Skip to main content
Apache Hive supports ORC, Parquet, and Avro file formats that can be migrated to Iceberg. When migrating data to an Iceberg table, which provides versioning and transactional updates, only the most recent data files need to be migrated.

Overview

Iceberg supports all three migration actions for migrating from Hive tables to Iceberg tables:
  • Snapshot Table
  • Migrate Table
  • Add Files
Since Hive tables do not maintain snapshots, the migration process essentially involves creating a new Iceberg table with the existing schema and committing all data files across all partitions to the new Iceberg table.
After the initial migration, any new data files are added to the new Iceberg table using the Add Files action.

Enabling Migration from Hive to Iceberg

The Hive table migration actions are supported by the Spark Integration module via Spark Procedures. The procedures are bundled in the Spark runtime jar, which is available in the Iceberg Release Downloads.

Snapshot Hive Table to Iceberg

To snapshot a Hive table, users can run the following Spark SQL:
CALL catalog_name.system.snapshot('db.source', 'db.dest')
The snapshot action creates a new table with a different name, leaving the source Hive table unchanged. This allows for gradual migration with minimal disruption.

Example

-- Snapshot a Hive table to a new Iceberg table
CALL spark_catalog.system.snapshot('analytics.events', 'analytics.events_iceberg');
See Spark Procedure: snapshot for more details.

Migrate Hive Table To Iceberg

To migrate a Hive table to Iceberg in-place, users can run the following Spark SQL:
CALL catalog_name.system.migrate('db.sample')
The migrate action replaces the source table with an Iceberg table of the same name. All writers must be stopped before running this command.

Example

-- Migrate a Hive table to Iceberg in-place
CALL spark_catalog.system.migrate('analytics.events');
See Spark Procedure: migrate for more details.

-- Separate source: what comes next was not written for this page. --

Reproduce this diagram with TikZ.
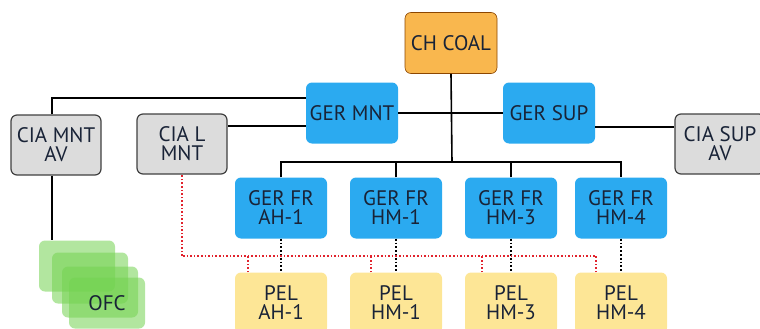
\documentclass[tikz,border=0pt]{standalone}
\usepackage{fontspec}
\setmainfont{PT Sans}
\usetikzlibrary{positioning,calc}
\definecolor{boxblue}{RGB}{43,170,240}
\definecolor{boxorange}{RGB}{249,183,78}
\definecolor{boxgray}{RGB}{220,220,220}
\definecolor{boxyellow}{RGB}{253,230,150}
\definecolor{ofcgreen}{RGB}{115,210,80}
\definecolor{textnavy}{RGB}{25,35,55}
\definecolor{linkred}{RGB}{225,35,45}

\begin{document}
\begin{tikzpicture}[
    x=1pt,
    y=-1pt,
    box/.style={
        rectangle,
        rounded corners=6pt,
        minimum width=92pt,
        minimum height=61pt,
        inner sep=2pt,
        align=center,
        text=textnavy,
        font=\fontsize{21}{19}\selectfont
    },
    ger/.style={box, fill=boxblue},
    cia/.style={box, fill=boxgray, draw=black!75, line width=1.2pt,
        minimum width=90pt, minimum height=60pt},
    pel/.style={box, fill=boxyellow},
    ofc/.style={rectangle, rounded corners=6pt, fill=ofcgreen,
        fill opacity=0.55, text opacity=1, minimum width=76pt,
        minimum height=51pt, text=textnavy,
        font=\fontsize{21}{19}\selectfont},
    link/.style={line width=1.6pt},
    blackdot/.style={line width=1.8pt, dotted},
    reddot/.style={line width=1.6pt, dotted, linkred}
]
\useasboundingbox (0,0) rectangle (760,329);

% Top of the chart
\node[box, fill=boxorange, draw=orange!55!black, line width=0.6pt] (chcoal) at (451,43) {CH COAL};
\node[ger] (germnt) at (352,113) {GER MNT};
\node[ger] (gersup) at (549,113) {GER SUP};

% Side units
\node[cia] (ciamnt) at (56,145) {CIA MNT\\AV};
\node[cia] (cial)   at (182,144) {CIA L\\MNT};
\node[cia] (ciasup) at (720,144) {CIA SUP\\AV};

% Fronts
\node[ger] (frah1) at (281,208) {GER FR\\AH-1};
\node[ger] (frhm1) at (396,208) {GER FR\\HM-1};
\node[ger] (frhm3) at (511,208) {GER FR\\HM-3};
\node[ger] (frhm4) at (621,208) {GER FR\\HM-4};

% Pelotons
\node[pel] (pelah1) at (281,303) {PEL\\AH-1};
\node[pel] (pelhm1) at (396,303) {PEL\\HM-1};
\node[pel] (pelhm3) at (511,303) {PEL\\HM-3};
\node[pel] (pelhm4) at (621,303) {PEL\\HM-4};

% OFC stack
\node[ofc] (ofc1) at (77,266) {};
\node[ofc] (ofc2) at (90,278) {};
\node[ofc] (ofc3) at (100,292) {};
\node[ofc] (ofc4) at (107,303) {OFC};

% Solid links
\coordinate (bus) at (452,162);
\coordinate (redbus) at (183,256);
\draw[link] (chcoal.south) -- (bus);
\draw[link] (germnt.east) -- (gersup.west);
\draw[link] ([xshift=-4pt]ciamnt.north) |- ([yshift=15pt]germnt.west);
\draw[link] ([yshift=-13pt]germnt.west) -- ([yshift=-13pt]germnt.west -| cial.east);
\draw[link] ([yshift=-14pt]gersup.east) -- ([yshift=-14pt]gersup.east -| ciasup.west);
\draw[link] ([xshift=-4pt]ciamnt.south) -- ([xshift=-4pt]ciamnt.south |- ofc1.north);
\draw[link] (frah1.north) |- (bus) -| (frhm4.north);
\foreach \fr in {frhm1,frhm3}
    \draw[link] (\fr.north) -- (\fr.north |- bus);

% Dotted links
\foreach \fr/\pel in {frah1/pelah1,frhm1/pelhm1,frhm3/pelhm3,frhm4/pelhm4}
    \draw[blackdot] (\fr.south) -- (\pel.north);
\draw[reddot] (cial.south |- redbus) -- (cial.south);
\draw[reddot] (redbus) -- (596,256);
\foreach \pel/\dx in {pelah1/-33,pelhm1/-25,pelhm3/-29,pelhm4/-25}
    \draw[reddot] ([xshift=\dx pt]\pel.north) -- ([xshift=\dx pt]\pel.north |- redbus);
\end{tikzpicture}
\end{document}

Add Files From Hive Table to Iceberg

To add data files from a Hive table to a given Iceberg table, users can run the following Spark SQL:
CALL spark_catalog.system.add_files(
  table => 'db.tbl',
  source_table => 'db.src_tbl'
)
This is useful for catching up files that were added to the Hive table after the initial migration.

Example

-- Add new files from Hive table to existing Iceberg table
CALL spark_catalog.system.add_files(
  table => 'analytics.events_iceberg',
  source_table => 'analytics.events'
);
See Spark Procedure: add_files for more details.

Migration Workflow

Here’s a typical workflow for migrating Hive tables to Iceberg:
1

Prepare for migration

Identify the Hive tables to migrate and ensure you have the necessary permissions and access to both the source and destination catalogs.
2

Choose migration strategy

Decide between:
  • Snapshot: Create a new table with a different name (safer, allows gradual migration)
  • Migrate: Replace the existing table in-place (requires downtime)
3

Run migration

Execute the appropriate Spark procedure:
-- For snapshot
CALL spark_catalog.system.snapshot('db.source', 'db.dest');

-- OR for in-place migration
CALL spark_catalog.system.migrate('db.table');
4

Verify migration

Query both tables to verify the data was migrated correctly:
-- Compare row counts
SELECT COUNT(*) FROM db.source;
SELECT COUNT(*) FROM db.dest;

-- Verify schema
DESCRIBE EXTENDED db.dest;
5

Handle incremental updates

If new data is added to the Hive table after migration, use the add_files procedure:
CALL spark_catalog.system.add_files(
  table => 'db.dest',
  source_table => 'db.source'
);
6

Switch workloads

Gradually switch read and write workloads to the new Iceberg table.

Supported File Formats

Iceberg supports migrating Hive tables with the following file formats:

ORC

Optimized Row Columnar format

Parquet

Apache Parquet columnar format

Avro

Apache Avro row-based format

Best Practices

Before migrating production tables, test the migration process on a copy or subset of your data to ensure everything works as expected.
Large tables with many partitions may take longer to migrate. Monitor the migration progress and plan accordingly.
For production tables with active workloads, use the snapshot approach to minimize disruption. This allows you to verify the migration before switching over.
After successful migration and verification, clean up the old Hive tables to free up storage space. Ensure you have backups before deletion.